## Begin
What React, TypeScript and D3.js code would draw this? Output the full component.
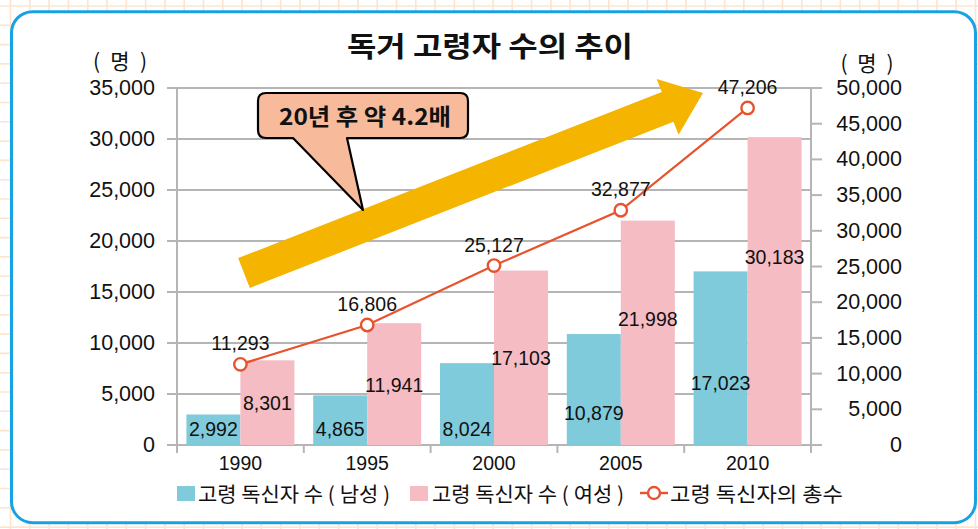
import React from 'react';
import * as d3 from 'd3';

const years = ['1990', '1995', '2000', '2005', '2010'];
const maleValues = [2992, 4865, 8024, 10879, 17023];
const femaleValues = [8301, 11941, 17103, 21998, 30183];
const totalValues = [11293, 16806, 25127, 32877, 47206];
const leftTicks = [0, 5000, 10000, 15000, 20000, 25000, 30000, 35000];
const rightTicks = [0, 5000, 10000, 15000, 20000, 25000, 30000, 35000, 40000, 45000, 50000];
// where each bar's value label sits (left-axis units), as placed in the original
const maleLabelAt = [1570, 1570, 1570, 3140, 6080];
const femaleLabelAt = [4120, 5880, 8530, 12350, 18430];

const seriesNames = ['고령 독신자 수 ( 남성 )', '고령 독신자 수 ( 여성 )', '고령 독신자의 총수'];
const title = '독거 고령자 수의 추이';
const unitLabel = '( 명 )';
const calloutText = '20년 후 약 4.2배';

const W = 978;
const H = 529;
const plot = { left: 177, right: 811, top: 88, bottom: 445 };

const BLUE = '#80cbdb';
const PINK = '#f5bcc3';
const RED = '#e8532d';
const GRID = '#b5b5b5';
const NUM_FONT = "'Liberation Sans', Arial, sans-serif";
const KR_FONT = "'Noto Sans CJK KR', 'Noto Sans', sans-serif";

export default function App() {
  const x = d3.scaleBand<string>().domain(years).range([plot.left, plot.right]).padding(0);
  const xs = d3.scaleBand<string>().domain(['m', 'f']).range([0, x.bandwidth()]).paddingInner(0).paddingOuter(0.174);
  const yL = d3.scaleLinear().domain([0, 35000]).range([plot.bottom, plot.top]);
  const yR = d3.scaleLinear().domain([0, 50000]).range([plot.bottom, plot.top]);
  const fmt = d3.format(',');
  const cx = (y: string) => (x(y) as number) + x.bandwidth() / 2;

  const line = d3.line<number>().x((_, i) => cx(years[i])).y((d) => yR(d));

  // background grid
  const bgV: number[] = [];
  for (let v = 10.5; v < W; v += 19.3) bgV.push(v);
  const bgH: number[] = [];
  for (let v = 6; v < H; v += 19.3) bgH.push(v);

  // annotation arrow
  const start = [244, 273];
  const tip = [703, 93];
  const dx = tip[0] - start[0];
  const dy = tip[1] - start[1];
  const len = Math.hypot(dx, dy);
  const u = [dx / len, dy / len];
  const n = [-u[1], u[0]];
  const sw = 16, hw = 30, hl = 38;
  const base = [tip[0] - hl * u[0], tip[1] - hl * u[1]];
  const p = (a: number[], k: number) => `${a[0] + k * n[0]},${a[1] + k * n[1]}`;
  const arrowPts = [p(start, sw), p(base, sw), p(base, hw), `${tip[0]},${tip[1]}`, p(base, -hw), p(base, -sw), p(start, -sw)].join(' ');

  const boundaries = [...years.map((y) => x(y) as number), plot.right];

  return (
    <svg width={W} height={H} style={{ position: 'absolute', left: 0, top: 0, background: '#fff' }}>
      <g stroke="#fce4cf" strokeWidth={1.6}>
        {bgV.map((v, i) => <line key={'v' + i} x1={v} x2={v} y1={0} y2={H} />)}
        {bgH.map((v, i) => <line key={'h' + i} x1={0} x2={W} y1={v} y2={v} />)}
      </g>
      <rect x={11.5} y={11.7} width={964} height={511} rx={21} fill="#fff" stroke="#17a2e6" strokeWidth={3} />

      {/* gridlines */}
      <g stroke={GRID} strokeWidth={2}>
        {leftTicks.map((t) => (
          <line key={t} x1={plot.left - 10} x2={plot.right} y1={yL(t)} y2={yL(t)} />
        ))}
        <line x1={plot.left} x2={plot.left} y1={plot.top} y2={plot.bottom + 8} />
        <line x1={plot.right} x2={plot.right} y1={plot.top} y2={plot.bottom + 8} />
        {boundaries.map((b, i) => (
          <line key={'b' + i} x1={b} x2={b} y1={plot.bottom} y2={plot.bottom + 8} />
        ))}
        {rightTicks.map((t) => (
          <line key={'r' + t} x1={plot.right} x2={plot.right + 11} y1={yR(t)} y2={yR(t)} />
        ))}
      </g>

      {/* bars */}
      {years.map((y, i) => (
        <g key={y}>
          <rect x={(x(y) as number) + (xs('m') as number)} y={yL(maleValues[i])} width={xs.bandwidth()} height={plot.bottom - yL(maleValues[i])} fill={BLUE} />
          <rect x={(x(y) as number) + (xs('f') as number)} y={yL(femaleValues[i])} width={xs.bandwidth()} height={plot.bottom - yL(femaleValues[i])} fill={PINK} />
        </g>
      ))}

      {/* arrow annotation */}
      <polygon points={arrowPts} fill="#f5b400" />

      {/* total line */}
      <path d={line(totalValues) || ''} fill="none" stroke={RED} strokeWidth={2.2} />
      {totalValues.map((v, i) => (
        <circle key={i} cx={cx(years[i])} cy={yR(v)} r={6.2} fill="#fff" stroke={RED} strokeWidth={2.4} />
      ))}

      {/* data labels */}
      <g fontFamily={NUM_FONT} fontSize={19.5} fill="#111" textAnchor="middle" dominantBaseline="central">
        {years.map((y, i) => (
          <g key={y}>
            <text x={(x(y) as number) + (xs('m') as number) + xs.bandwidth() / 2} y={yL(maleLabelAt[i])}>{fmt(maleValues[i])}</text>
            <text x={(x(y) as number) + (xs('f') as number) + xs.bandwidth() / 2} y={yL(femaleLabelAt[i])}>{fmt(femaleValues[i])}</text>
            <text x={cx(y)} y={yR(totalValues[i]) - 21}>{fmt(totalValues[i])}</text>
          </g>
        ))}
      </g>

      {/* callout */}
      <path
        d="M266,93 H460 Q468,93 468,101 V130 Q468,138 460,138 H347 L363,210 L293,138 H266 Q258,138 258,130 V101 Q258,93 266,93 Z"
        fill="#f7bb9c"
        stroke="#000"
        strokeWidth={2.2}
        strokeLinejoin="round"
      />
      <text x={365} y={115} fontFamily={KR_FONT} fontWeight={700} fontSize={23} textAnchor="middle" dominantBaseline="central" textLength={172} lengthAdjust="spacingAndGlyphs" fill="#111">
        {calloutText}
      </text>

      {/* axes tick labels */}
      <g fontFamily={NUM_FONT} fontSize={21.5} fill="#111" dominantBaseline="central" textAnchor="end">
        {leftTicks.map((t) => (
          <text key={t} x={155} y={yL(t)}>{fmt(t)}</text>
        ))}
        {rightTicks.map((t) => (
          <text key={t} x={902} y={yR(t)}>{fmt(t)}</text>
        ))}
      </g>
      <g fontFamily={NUM_FONT} fontSize={19.5} fill="#111" textAnchor="middle" dominantBaseline="central">
        {years.map((y) => (
          <text key={y} x={cx(y)} y={463}>{y}</text>
        ))}
      </g>

      {/* units */}
      <g fontFamily={KR_FONT} fontSize={21} fill="#111" textAnchor="middle" dominantBaseline="central">
        <text x={120} y={60} textLength={54} lengthAdjust="spacing">{unitLabel}</text>
        <text x={867} y={62} textLength={53} lengthAdjust="spacing">{unitLabel}</text>
      </g>

      {/* title */}
      <text x={490} y={45} fontFamily={KR_FONT} fontWeight={700} fontSize={28} textAnchor="middle" dominantBaseline="central" textLength={286} lengthAdjust="spacingAndGlyphs" fill="#111">
        {title}
      </text>

      {/* legend */}
      <g fontFamily={KR_FONT} fontSize={20.5} fill="#111" dominantBaseline="central" lengthAdjust="spacingAndGlyphs">
        <rect x={177} y={486} width={18} height={15} fill={BLUE} />
        <text x={198} y={493} textLength={192} lengthAdjust="spacingAndGlyphs">{seriesNames[0]}</text>
        <rect x={410} y={486} width={18} height={15} fill={PINK} />
        <text x={432} y={493} textLength={192} lengthAdjust="spacingAndGlyphs">{seriesNames[1]}</text>
        <line x1={640} x2={668} y1={493} y2={493} stroke={RED} strokeWidth={2.4} />
        <circle cx={654} cy={493} r={6} fill="#fff" stroke={RED} strokeWidth={2.4} />
        <text x={670} y={493} textLength={173} lengthAdjust="spacingAndGlyphs">{seriesNames[2]}</text>
      </g>
    </svg>
  );
}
## End
# WORK TO COMPLETE
With all pictures left out, please transcribe exactly the lines from the start of the material through the line with "import * as d3 from 'd3';".

# RESPONSE
What React, TypeScript and D3.js code would draw this? Output the full component.
import React from 'react';
import * as d3 from 'd3';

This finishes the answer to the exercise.